Friday, May 30, 2008

College Picture - Things Change!

Change surely happens. We all know it and when my grandma found this old picture of me in my college mailer from 1990 it became all the more true for me. Sometimes when I look back at my life it seems like I moved through different worlds as I grew older. I often write about my Childhood neighborhood friends but there have been groups of people that make up these different times/worlds of my life. When I see pictures of them the memories of those times come flooding back. Its not that I really want to re-live them or somehow transport back in time to change things. It is just that I don't want to forget them. This picture has not produced a story as such, just revived a memory that may one day bcome a story. My College days were a wonderful time with some wonderful people but they were also a time when my whole family, including my grandmother, seem to collect every scrap of paper that told the story of the first child in our family to go to college. I know there is a story here but it wont come out tonight. Since the moment this picture was snapped I have lost hair, gained a few pounds experienced 6 new worlds of friends, gained a wife and child, served 3 churches, wrote a book, became a minister and finally returned to my home state. I guess what is important is that I do remember each of these snap shots of my life. Here is to more pictures and more people and many more memories.

Monday, May 12, 2008

The Mowing Cycles of My Dreams


The grass was no shorter than seven inches and the mower I was using was under powered. I would push it forward 2 feet and it would chug and sputter and die. I would pull it back, yank on the cord and start it again and push it forward 2 feet and it would come to an abrupt stop. I repeated the cycle many more times than letters in this story. Yet I had to do this. This small plot of land I was mowing is now for me one of the holiest places on the holy ground we call the Christian Conference Center. It is our pond chapel and its not very old but it has come to be a place I would call santuary to me.

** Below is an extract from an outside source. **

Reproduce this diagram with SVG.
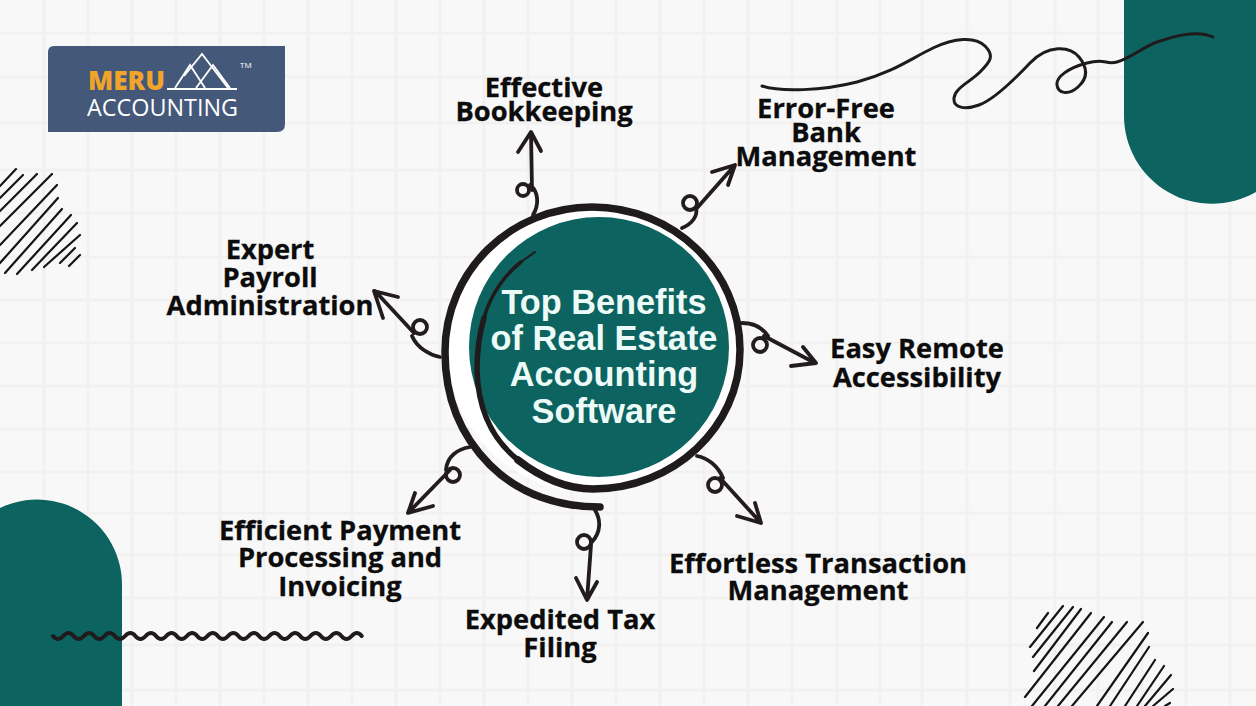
<svg xmlns="http://www.w3.org/2000/svg" width="1256" height="706" viewBox="0 0 1256 706">
<style>
.grid{fill:none;stroke:#f2f1f1;stroke-width:3}
.teal{fill:#0d6360}
.ink{fill:none;stroke:#1f1a1b;stroke-linecap:round;stroke-linejoin:round}
.hatch{fill:none;stroke:#151515;stroke-width:2.2;stroke-linecap:round}
.conn{fill:none;stroke:#231c1e;stroke-width:3.800;stroke-linecap:round;stroke-linejoin:round}
.label{font-family:"Open Sans","Noto Sans",sans-serif;font-weight:700;font-size:27.300px;fill:#0c0c0c;stroke:#0c0c0c;stroke-width:.3;text-anchor:middle}
.title{font-family:"Liberation Sans",Arial,sans-serif;font-weight:700;font-size:34.300px;fill:#ecfbf8;text-anchor:middle}
</style>
<rect width="1256" height="706" fill="#f8f8f8"/>
<path class="grid" d="M44 0V706M88 0V706M132 0V706M176 0V706M220 0V706M264 0V706M308 0V706M352 0V706M396 0V706M440 0V706M484 0V706M528 0V706M572 0V706M616 0V706M660 0V706M704 0V706M748 0V706M792 0V706M837 0V706M880 0V706M922 0V706M967 0V706M1010 0V706M1055 0V706M1098 0V706M1142 0V706M1186 0V706M1230 0V706M0 33H1256M0 77H1256M0 123H1256M0 170H1256M0 213H1256M0 257H1256M0 300H1256M0 343H1256M0 386H1256M0 429H1256M0 472H1256M0 513H1256M0 555H1256M0 598H1256M0 645H1256M0 690H1256"/>
<path class="teal" d="M1124 0V116A88 88 0 0 0 1256 192V0Z"/>
<path class="teal" d="M0 706V508A85 85 0 0 1 122 585V706Z"/>
<path class="ink" stroke-width="3" d="M762 86C780 92 822 91 857 82S912 58 933 48S975 36 985 46S990 62 980 72S955 88 954 98S965 110 979 105S1012 82 1030 63S1070 46 1079 57S1088 78 1078 87S1058 93 1057 85S1068 68 1087 63S1105 65 1117 62S1145 46 1157 42S1195 29 1213 37"/>
<path class="ink" stroke-width="4" d="M53 636q5 6 10.300 0t10.300 0t10.300 0t10.300 0t10.300 0t10.300 0t10.300 0t10.300 0t10.300 0t10.300 0t10.300 0t10.300 0t10.300 0t10.300 0t10.300 0t10.300 0t10.300 0t10.300 0t10.300 0t10.300 0t10.300 0t10.300 0t10.300 0t10.300 0t10.300 0t10.300 0t10.300 0t10.300 0t10.300 0t10 0"/>
<path class="hatch" d="M0 186L16 169M0 198L23 175M0 211L37 174M0 226L52 174M0 245L57 185M0 263L58 198M5 273L62 209M17 274L71 215M32 270L77 223M44 267L80 235M60 263L75 248M69 266L80 255"/>
<path class="hatch" d="M1037 628L1048 613M1030 647L1063 606M1033 657L1073 607M1034 671L1081 609M1025 697L1091 613M1032 706L1104 617M1045 706L1112 622M1058 706L1127 622M1072 706L1143 622M1097 706L1148 633M1110 706L1149 647M1125 706L1155 660M1137 706L1164 666M1145 706L1171 675M1153 706L1173 689M1165 706L1170 703"/>
<g id="logo">
<path d="M54 46H285V124Q285 132 277 132H48V52Q48 46 54 46Z" fill="#44597a"/>
<text x="88" y="90" font-family="'Open Sans',sans-serif" font-weight="800" font-size="26" fill="#f0a52a" textLength="77" lengthAdjust="spacingAndGlyphs">MERU</text>
<text x="87" y="116" font-family="'Open Sans',sans-serif" font-weight="400" font-size="23" fill="#ffffff" textLength="151" lengthAdjust="spacingAndGlyphs">ACCOUNTING</text>
<text x="240" y="68" font-family="'Open Sans',sans-serif" font-size="8" fill="#ffffff">TM</text>
<path d="M167 89H237M175 88L190 65L205 88M184 76L202 54L228 88M196 88L213 65L230 88" fill="none" stroke="#fff" stroke-width="1.800"/>
</g>
<g id="connectors">
<path class="conn" d="M533 215C539 205 539 192 530 185M532 190L531 133M518 152L531 132L541 151"/><circle class="conn" cx="523" cy="190" r="6"/>
<path class="conn" d="M682 228C692 224 698 216 696 208M697 208L735 165M712 172L735 165L728 185"/><circle class="conn" cx="690" cy="203" r="7"/>
<path class="conn" d="M742 323C752 323 762 327 768 336M764 336L815 363M803 347L816 363L791 366"/><circle class="conn" cx="760" cy="345" r="7"/>
<path class="conn" d="M697 456C708 458 718 466 723 478M720 478L761 523M755 503L761 523L737 516"/><circle class="conn" cx="715" cy="485" r="7"/>
<path class="conn" d="M595 510C601 520 601 532 592 542M591 545L587 600M576 578L587 600L597 582"/><circle class="conn" cx="584" cy="542" r="7"/>
<path class="conn" d="M470 447C458 449 447 456 446 470M450 470L408 513M415 493L408 513L433 506"/><circle class="conn" cx="453" cy="475" r="7"/>
<path class="conn" d="M440 357C430 355 417 348 412 336M414 333L375 291M398 297L374 291L383 318"/><circle class="conn" cx="420" cy="327" r="7"/>
</g>
<g id="center">
<circle cx="592" cy="348" r="145" fill="#ffffff"/>
<circle class="teal" cx="599" cy="347" r="130"/>
<path class="ink" stroke-width="7.500" d="M600 507C560 507 520 495 490 465C458 433 445 395 445 352C445 270 512 207 592 207C673 207 740 270 740 350C740 428 673 489 593 489C565 489 540 477 518 460"/>
<path class="ink" stroke-width="5.500" d="M518 460C493 440 478 410 477 370C477 350 479 335 484 318"/>
<path class="ink" stroke-width="3.500" d="M484 318C491 292 508 272 521 262"/>
<path class="ink" stroke-width="2" d="M521 262L535 252"/>
<text class="title" x="604" y="314">Top Benefits</text>
<text class="title" x="604" y="350">of Real Estate</text>
<text class="title" x="604" y="386">Accounting</text>
<text class="title" x="604" y="423">Software</text>
</g>
<g id="node-bookkeeping"><text class="label" x="544" y="97">Effective</text><text class="label" x="544" y="121">Bookkeeping</text></g>
<g id="node-bank"><text class="label" x="826" y="118">Error-Free</text><text class="label" x="826" y="142">Bank</text><text class="label" x="826" y="166">Management</text></g>
<g id="node-remote"><text class="label" x="917" y="358">Easy Remote</text><text class="label" x="917" y="387">Accessibility</text></g>
<g id="node-transaction"><text class="label" x="818" y="573">Effortless Transaction</text><text class="label" x="818" y="600">Management</text></g>
<g id="node-tax"><text class="label" x="560" y="629">Expedited Tax</text><text class="label" x="560" y="657">Filing</text></g>
<g id="node-payment"><text class="label" x="340" y="540">Efficient Payment</text><text class="label" x="340" y="567">Processing and</text><text class="label" x="340" y="596">Invoicing</text></g>
<g id="node-payroll"><text class="label" x="270" y="259">Expert</text><text class="label" x="270" y="287">Payroll</text><text class="label" x="270" y="315">Administration</text></g>
</svg>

I only mowed for about 40 minutes and after finishing the task I sat down and looked across the water, breathed and remembered the last time I pushed a lawn mower through grass that was even taller just because I needed to do it. I was in the middle of my 7th grade year when I convinced several of my friends to help me mow the grass of the abandon lot in our neighborhood. There were stories about who used to live there and why they had to destroy the house years ago but mostly those stories were known by previous generations and not part of the way we understood life or our neighborhood. It was just a lot that no one took care of and the grass grew tall.

So we started early and began mowing, pushing our lawnmowers into the heavy grass time and time again. With each time they would choke out and die and we would pull them back and start them again and push them forward into what had seemed to most an overwhelming worthless task. I dont know why I had to mow the grass of the abandon lot in my neighborhood, I just knew I was going to do it. In the midst of neighborhoods full of drugs, broken families, abuse of many kinds and too many adults who had given up on dreams of anykind WE, the children and youth of Holt street, played into the night on our freshly mowed field of dreams. We got our picture taken in the local paper and I am glad that I still have tall grass to mow now and then to remember when I first noticed that God was encouraging me to dream and build sanctuaries for all who need them.